------ Record excerpts ------

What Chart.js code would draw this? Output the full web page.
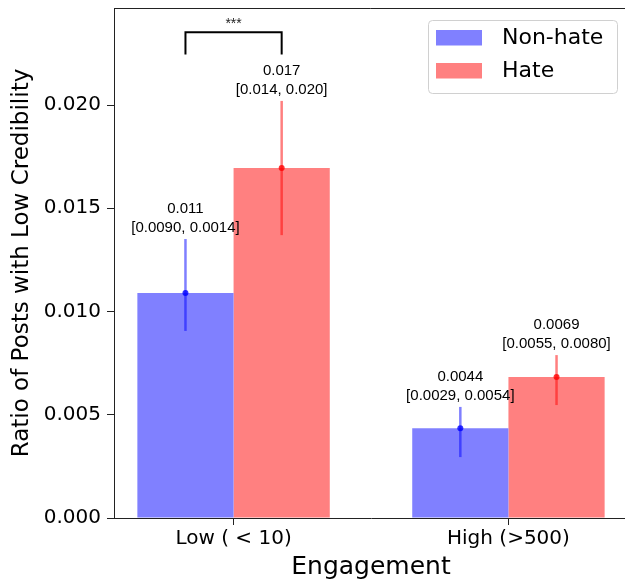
<!DOCTYPE html>
<html>
<head>
<meta charset="utf-8">
<script src="https://cdn.jsdelivr.net/npm/chart.js@4.4.1/dist/chart.umd.min.js"></script>
<style>
html, body { margin: 0; padding: 0; background: #fff; overflow: hidden; }
</style>
</head>
<body>
<canvas id="credChart" width="629" height="582"></canvas>
<script>
const categories = ["Low ( < 10)", "High (>500)"];
const nonHate = [0.0109, 0.00435];
const hate = [0.01695, 0.00683];
const nonHateLow = [0.00906, 0.00295];
const nonHateHigh = [0.01351, 0.00538];
const hateLow = [0.0137, 0.00547];
const hateHigh = [0.0202, 0.00789];
const nonHateText = [["0.011", "[0.0090, 0.0014]"], ["0.0044", "[0.0029, 0.0054]"]];
const hateText = [["0.017", "[0.014, 0.020]"], ["0.0069", "[0.0055, 0.0080]"]];
const yTicks = [0, 0.005, 0.010, 0.015, 0.020];

const SANS = "'DejaVu Sans', sans-serif";
const HELV = "'Liberation Sans', Arial, sans-serif";
const AXIS = "#222";

Chart.defaults.color = "#000";
Chart.defaults.font.family = SANS;

const annotate = {
    id: "annotate",
    afterDatasetsDraw(chart) {
        const c = chart.ctx, y = chart.scales.y;
        const sets = [
            { lo: nonHateLow, hi: nonHateHigh, mean: nonHate, text: nonHateText, line: "rgba(0,0,255,0.5)", dot: "rgba(0,0,255,0.8)" },
            { lo: hateLow, hi: hateHigh, mean: hate, text: hateText, line: "rgba(255,0,0,0.5)", dot: "rgba(255,0,0,0.8)" }
        ];
        sets.forEach((s, i) => {
            chart.getDatasetMeta(i).data.forEach((bar, j) => {
                const top = y.getPixelForValue(s.hi[j]);
                const bot = y.getPixelForValue(s.lo[j]);
                c.save();
                c.strokeStyle = s.line;
                c.lineWidth = 2.5;
                c.beginPath();
                c.moveTo(bar.x, bot);
                c.lineTo(bar.x, top);
                c.stroke();
                c.fillStyle = s.dot;
                c.beginPath();
                c.arc(bar.x, y.getPixelForValue(s.mean[j]), 3, 0, Math.PI * 2);
                c.fill();
                c.fillStyle = "#000";
                c.font = "15px " + HELV;
                c.textAlign = "center";
                c.textBaseline = "middle";
                c.fillText(s.text[j][0], bar.x, top - 30);
                c.fillText(s.text[j][1], bar.x, top - 11);
                c.restore();
            });
        });

        // significance bracket between the two low-engagement bars
        const x1 = chart.getDatasetMeta(0).data[0].x;
        const x2 = chart.getDatasetMeta(1).data[0].x;
        const bTop = y.getPixelForValue(0.02353);
        const bLeg = y.getPixelForValue(0.02245);
        c.save();
        c.strokeStyle = "#000";
        c.lineWidth = 2;
        c.beginPath();
        c.moveTo(x1, bLeg);
        c.lineTo(x1, bTop);
        c.lineTo(x2, bTop);
        c.lineTo(x2, bLeg);
        c.stroke();
        c.fillStyle = "#222";
        c.font = "14px " + HELV;
        c.textAlign = "center";
        c.textBaseline = "middle";
        c.fillText("***", (x1 + x2) / 2, bTop - 8);
        c.restore();
    },
    afterDraw(chart) {
        const c = chart.ctx, a = chart.chartArea;
        c.save();
        // top and right spines
        c.strokeStyle = AXIS;
        c.lineWidth = 1;
        c.beginPath();
        c.moveTo(a.left, a.top + 0.5);
        c.lineTo(a.right - 0.5, a.top + 0.5);
        c.lineTo(a.right - 0.5, a.bottom);
        c.stroke();

        // legend
        const bx = a.right - 200, by = a.top + 12;
        c.fillStyle = "rgba(255,255,255,0.8)";
        c.strokeStyle = "#d0d0d0";
        c.beginPath();
        c.roundRect(bx + 0.5, by + 0.5, 189, 73, 4);
        c.fill();
        c.stroke();
        const entries = [["Non-hate", "#8080ff"], ["Hate", "#ff8080"]];
        c.font = "22px " + SANS;
        c.textBaseline = "middle";
        c.textAlign = "left";
        entries.forEach(([label, color], k) => {
            const ry = by + 10 + k * 33;
            c.fillStyle = color;
            c.fillRect(bx + 8, ry, 46, 15.5);
            c.fillStyle = "#000";
            c.fillText(label, bx + 74, ry + 8);
        });
        c.restore();
    }
};

const ctx = document.getElementById("credChart").getContext("2d");

const credChart = new Chart(ctx, {
    type: "bar",
    data: {
        datasets: [
            {
                label: "Non-hate",
                data: nonHate.map((v, i) => ({ x: i, y: v })),
                backgroundColor: "#8080ff",
                borderWidth: 0,
                categoryPercentage: 0.7,
                barPercentage: 1.0
            },
            {
                label: "Hate",
                data: hate.map((v, i) => ({ x: i, y: v })),
                backgroundColor: "#ff8080",
                borderWidth: 0,
                categoryPercentage: 0.7,
                barPercentage: 1.0
            }
        ]
    },
    options: {
        responsive: false,
        animation: false,
        layout: { padding: { top: 8, right: 1, left: 0, bottom: 0 } },
        plugins: {
            legend: { display: false },
            tooltip: { enabled: false }
        },
        scales: {
            x: {
                type: "linear",
                min: -0.435,
                max: 1.435,
                offset: false,
                grid: { offset: false, drawOnChartArea: false, drawTicks: true, tickLength: 7, tickColor: AXIS },
                border: { color: AXIS, width: 1 },
                afterBuildTicks: (s) => { s.ticks = categories.map((_, i) => ({ value: i })); },
                ticks: {
                    callback: (v) => categories[v],
                    font: { size: 20 },
                    color: "#000",
                    padding: 2,
                    maxRotation: 0,
                    autoSkip: false
                },
                title: {
                    display: true,
                    text: "Engagement",
                    font: { size: 25 },
                    color: "#000",
                    padding: { top: 0, bottom: 0 }
                },
                afterFit: (s) => {
                    s.height = 64;
                    s.paddingLeft = 0;
                    s.paddingRight = 0;
                }
            },
            y: {
                min: 0,
                max: 0.0247,
                grid: { drawOnChartArea: false, drawTicks: true, tickLength: 7, tickColor: AXIS },
                border: { color: AXIS, width: 1 },
                afterBuildTicks: (s) => { s.ticks = yTicks.map((v) => ({ value: v })); },
                ticks: {
                    callback: (v) => v.toFixed(3),
                    font: { size: 20 },
                    color: "#000",
                    padding: 6
                },
                title: {
                    display: true,
                    text: "Ratio of Posts with Low Credibility",
                    font: { size: 23 },
                    color: "#000",
                    padding: { top: 8, bottom: 0 }
                },
                afterFit: (s) => {
                    s.width = 114;
                    s.paddingTop = 0;
                    s.paddingBottom = 0;
                }
            }
        }
    },
    plugins: [annotate]
});
</script>
</body>
</html>
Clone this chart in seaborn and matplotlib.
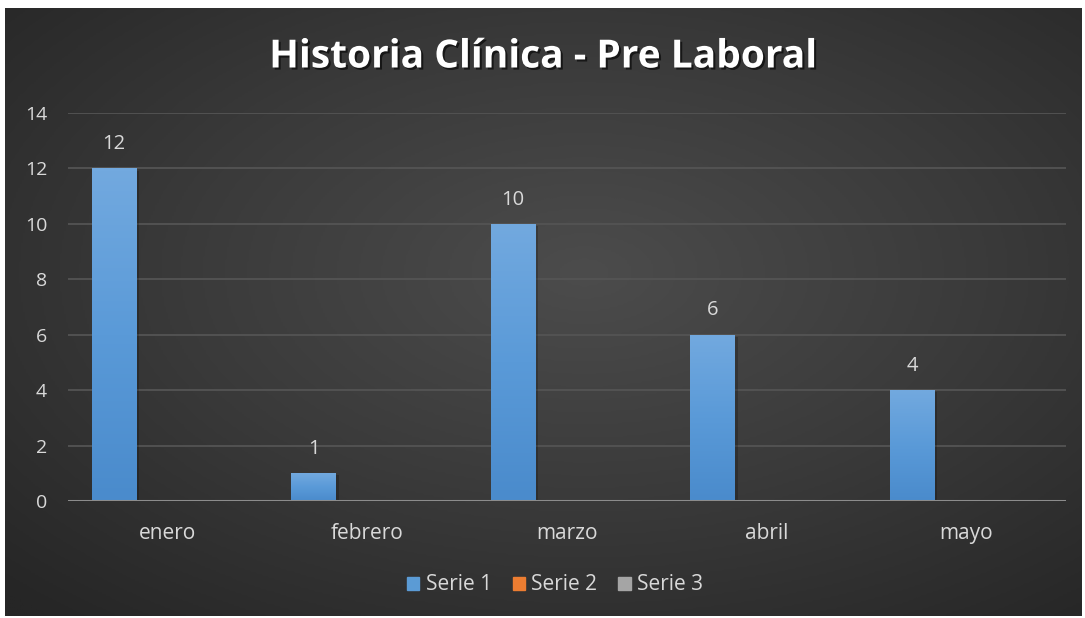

------

Goal
Retype each record exactly as it stands, but do not include the pictures.

Result for this exercise
What Chart.js code would draw this? Output the full web page.
<!DOCTYPE html>
<html>
<head>
<meta charset="utf-8">
<script src="https://cdn.jsdelivr.net/npm/chart.js@4.4.1/dist/chart.umd.min.js"></script>
<style>
html, body { margin: 0; padding: 0; background: #fff; overflow: hidden; }
</style>
</head>
<body>
<canvas id="credChart" width="629" height="582"></canvas>
<script>
const categories = ["Low ( < 10)", "High (>500)"];
const nonHate = [0.0109, 0.00435];
const hate = [0.01695, 0.00683];
const nonHateLow = [0.00906, 0.00295];
const nonHateHigh = [0.01351, 0.00538];
const hateLow = [0.0137, 0.00547];
const hateHigh = [0.0202, 0.00789];
const nonHateText = [["0.011", "[0.0090, 0.0014]"], ["0.0044", "[0.0029, 0.0054]"]];
const hateText = [["0.017", "[0.014, 0.020]"], ["0.0069", "[0.0055, 0.0080]"]];
const yTicks = [0, 0.005, 0.010, 0.015, 0.020];

const SANS = "'DejaVu Sans', sans-serif";
const HELV = "'Liberation Sans', Arial, sans-serif";
const AXIS = "#222";

Chart.defaults.color = "#000";
Chart.defaults.font.family = SANS;

const annotate = {
    id: "annotate",
    afterDatasetsDraw(chart) {
        const c = chart.ctx, y = chart.scales.y;
        const sets = [
            { lo: nonHateLow, hi: nonHateHigh, mean: nonHate, text: nonHateText, line: "rgba(0,0,255,0.5)", dot: "rgba(0,0,255,0.8)" },
            { lo: hateLow, hi: hateHigh, mean: hate, text: hateText, line: "rgba(255,0,0,0.5)", dot: "rgba(255,0,0,0.8)" }
        ];
        sets.forEach((s, i) => {
            chart.getDatasetMeta(i).data.forEach((bar, j) => {
                const top = y.getPixelForValue(s.hi[j]);
                const bot = y.getPixelForValue(s.lo[j]);
                c.save();
                c.strokeStyle = s.line;
                c.lineWidth = 2.5;
                c.beginPath();
                c.moveTo(bar.x, bot);
                c.lineTo(bar.x, top);
                c.stroke();
                c.fillStyle = s.dot;
                c.beginPath();
                c.arc(bar.x, y.getPixelForValue(s.mean[j]), 3, 0, Math.PI * 2);
                c.fill();
                c.fillStyle = "#000";
                c.font = "15px " + HELV;
                c.textAlign = "center";
                c.textBaseline = "middle";
                c.fillText(s.text[j][0], bar.x, top - 30);
                c.fillText(s.text[j][1], bar.x, top - 11);
                c.restore();
            });
        });

        // significance bracket between the two low-engagement bars
        const x1 = chart.getDatasetMeta(0).data[0].x;
        const x2 = chart.getDatasetMeta(1).data[0].x;
        const bTop = y.getPixelForValue(0.02353);
        const bLeg = y.getPixelForValue(0.02245);
        c.save();
        c.strokeStyle = "#000";
        c.lineWidth = 2;
        c.beginPath();
        c.moveTo(x1, bLeg);
        c.lineTo(x1, bTop);
        c.lineTo(x2, bTop);
        c.lineTo(x2, bLeg);
        c.stroke();
        c.fillStyle = "#222";
        c.font = "14px " + HELV;
        c.textAlign = "center";
        c.textBaseline = "middle";
        c.fillText("***", (x1 + x2) / 2, bTop - 8);
        c.restore();
    },
    afterDraw(chart) {
        const c = chart.ctx, a = chart.chartArea;
        c.save();
        // top and right spines
        c.strokeStyle = AXIS;
        c.lineWidth = 1;
        c.beginPath();
        c.moveTo(a.left, a.top + 0.5);
        c.lineTo(a.right - 0.5, a.top + 0.5);
        c.lineTo(a.right - 0.5, a.bottom);
        c.stroke();

        // legend
        const bx = a.right - 200, by = a.top + 12;
        c.fillStyle = "rgba(255,255,255,0.8)";
        c.strokeStyle = "#d0d0d0";
        c.beginPath();
        c.roundRect(bx + 0.5, by + 0.5, 189, 73, 4);
        c.fill();
        c.stroke();
        const entries = [["Non-hate", "#8080ff"], ["Hate", "#ff8080"]];
        c.font = "22px " + SANS;
        c.textBaseline = "middle";
        c.textAlign = "left";
        entries.forEach(([label, color], k) => {
            const ry = by + 10 + k * 33;
            c.fillStyle = color;
            c.fillRect(bx + 8, ry, 46, 15.5);
            c.fillStyle = "#000";
            c.fillText(label, bx + 74, ry + 8);
        });
        c.restore();
    }
};

const ctx = document.getElementById("credChart").getContext("2d");

const credChart = new Chart(ctx, {
    type: "bar",
    data: {
        datasets: [
            {
                label: "Non-hate",
                data: nonHate.map((v, i) => ({ x: i, y: v })),
                backgroundColor: "#8080ff",
                borderWidth: 0,
                categoryPercentage: 0.7,
                barPercentage: 1.0
            },
            {
                label: "Hate",
                data: hate.map((v, i) => ({ x: i, y: v })),
                backgroundColor: "#ff8080",
                borderWidth: 0,
                categoryPercentage: 0.7,
                barPercentage: 1.0
            }
        ]
    },
    options: {
        responsive: false,
        animation: false,
        layout: { padding: { top: 8, right: 1, left: 0, bottom: 0 } },
        plugins: {
            legend: { display: false },
            tooltip: { enabled: false }
        },
        scales: {
            x: {
                type: "linear",
                min: -0.435,
                max: 1.435,
                offset: false,
                grid: { offset: false, drawOnChartArea: false, drawTicks: true, tickLength: 7, tickColor: AXIS },
                border: { color: AXIS, width: 1 },
                afterBuildTicks: (s) => { s.ticks = categories.map((_, i) => ({ value: i })); },
                ticks: {
                    callback: (v) => categories[v],
                    font: { size: 20 },
                    color: "#000",
                    padding: 2,
                    maxRotation: 0,
                    autoSkip: false
                },
                title: {
                    display: true,
                    text: "Engagement",
                    font: { size: 25 },
                    color: "#000",
                    padding: { top: 0, bottom: 0 }
                },
                afterFit: (s) => {
                    s.height = 64;
                    s.paddingLeft = 0;
                    s.paddingRight = 0;
                }
            },
            y: {
                min: 0,
                max: 0.0247,
                grid: { drawOnChartArea: false, drawTicks: true, tickLength: 7, tickColor: AXIS },
                border: { color: AXIS, width: 1 },
                afterBuildTicks: (s) => { s.ticks = yTicks.map((v) => ({ value: v })); },
                ticks: {
                    callback: (v) => v.toFixed(3),
                    font: { size: 20 },
                    color: "#000",
                    padding: 6
                },
                title: {
                    display: true,
                    text: "Ratio of Posts with Low Credibility",
                    font: { size: 23 },
                    color: "#000",
                    padding: { top: 8, bottom: 0 }
                },
                afterFit: (s) => {
                    s.width = 114;
                    s.paddingTop = 0;
                    s.paddingBottom = 0;
                }
            }
        }
    },
    plugins: [annotate]
});
</script>
</body>
</html>
Clone this chart in seaborn and matplotlib.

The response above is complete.